■ What needs to be done ■
Collect every line that includes the string "chart".

☆ ☆ ☆ ☆ ☆ ☆ ☆

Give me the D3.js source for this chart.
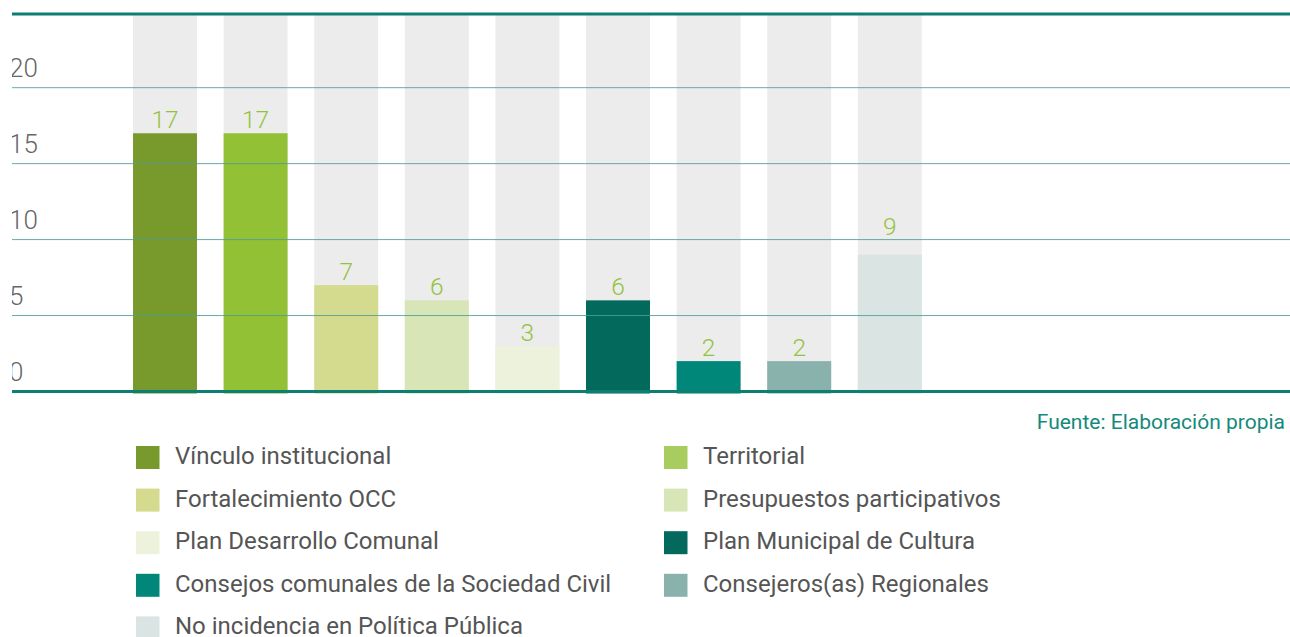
<!DOCTYPE html>
<html><head><meta charset="utf-8">
<script src="https://cdn.jsdelivr.net/npm/d3@7"></script>
<style>html,body{margin:0;padding:0;background:#fff;}svg{display:block;font-family:Roboto,sans-serif;}</style>
</head><body>
<svg id="chart" width="1290" height="637"></svg>
<script>
const categories = ["Vínculo institucional","Territorial","Fortalecimiento OCC","Presupuestos participativos","Plan Desarrollo Comunal","Plan Municipal de Cultura","Consejos comunales de la Sociedad Civil","Consejeros(as) Regionales","No incidencia en Política Pública"];
const values = [17,17,7,6,3,6,2,2,9];
const colors = ["#789a2c","#93c135","#d4da8e","#d8e6b7","#ecf2dc","#02695c","#00877a","#8ab2ad","#d9e4e3"];
const legendColors = ["#789a2c","#a9cc5f","#d4da8e","#d8e6b7","#ecf2dc","#02695c","#00877a","#8ab2ad","#d9e4e3"];
const yTicks = [0,5,10,15,20];
const yMax = 24.85;
const sourceText = "Fuente: Elaboración propia";

const svg = d3.select("#chart");
const left = 12, right = 1290;
const y = d3.scaleLinear().domain([0, yMax]).range([391.5, 14]);
const x = d3.scaleBand().domain(categories).range([119.7, 935.1]).paddingInner(0.294).paddingOuter(0.147);

// background bars
svg.append("g").selectAll("rect").data(categories).join("rect")
  .attr("x", d => x(d)).attr("width", x.bandwidth())
  .attr("y", y(yMax)).attr("height", y(0) - y(yMax) + 2)
  .attr("fill", "#ececec");

// value bars
svg.append("g").selectAll("rect").data(values).join("rect")
  .attr("x", (d,i) => x(categories[i])).attr("width", x.bandwidth())
  .attr("y", d => y(d)).attr("height", d => y(0) - y(d) + 2)
  .attr("fill", (d,i) => colors[i]);

// gridlines
svg.append("g").selectAll("line").data(yTicks.filter(t => t > 0)).join("line")
  .attr("x1", left).attr("x2", right)
  .attr("y1", d => y(d)).attr("y2", d => y(d))
  .attr("stroke", "#4f9e97").attr("stroke-width", 1).attr("opacity", 0.85);

// top and bottom thick lines
svg.append("line").attr("x1", left).attr("x2", right).attr("y1", y(yMax)).attr("y2", y(yMax))
  .attr("stroke", "#0d7f72").attr("stroke-width", 3);
svg.append("line").attr("x1", left).attr("x2", right).attr("y1", y(0)).attr("y2", y(0))
  .attr("stroke", "#0d7f72").attr("stroke-width", 3);

// y labels clipped
svg.append("clipPath").attr("id","yclip").append("rect").attr("x", left).attr("y", 0).attr("width", 100).attr("height", 420);
svg.append("g").attr("clip-path","url(#yclip)").selectAll("text").data(yTicks).join("text")
  .attr("x", 9).attr("y", d => y(d) - 11)
  .attr("font-size", 26).attr("font-weight", 300).attr("fill", "#666")
  .text(d => d);

// value labels (the last label sits a little higher in the original)
svg.append("g").selectAll("text").data(values).join("text")
  .attr("x", (d,i) => x(categories[i]) + x.bandwidth()/2)
  .attr("y", (d,i) => y(d) - 5 - (i === values.length - 1 ? 15 : 0))
  .attr("text-anchor", "middle")
  .attr("font-size", 24.5).attr("font-weight", 300).attr("fill", "#94c23c")
  .text(d => d);

// source
svg.append("text").attr("x", 1285).attr("y", 429).attr("text-anchor","end")
  .attr("font-size", 21).attr("fill", "#138a7c").text(sourceText);

// legend
const lg = svg.append("g").selectAll("g").data(categories).join("g")
  .attr("transform", (d,i) => `translate(${i % 2 === 0 ? 136 : 664},${446 + Math.floor(i/2) * 42.6})`);
lg.append("rect").attr("width", 23.5).attr("height", 23).attr("fill", (d,i) => legendColors[i]);
lg.append("text").attr("x", 39).attr("y", 18).attr("font-size", 24).attr("fill", "#555").text(d => d);
</script>
</body></html>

☆ ☆ ☆ ☆ ☆ ☆ ☆

■ Completed task ■
Give me the D3.js source for this chart.
<svg id="chart" width="1290" height="637"></svg>
const svg = d3.select("#chart");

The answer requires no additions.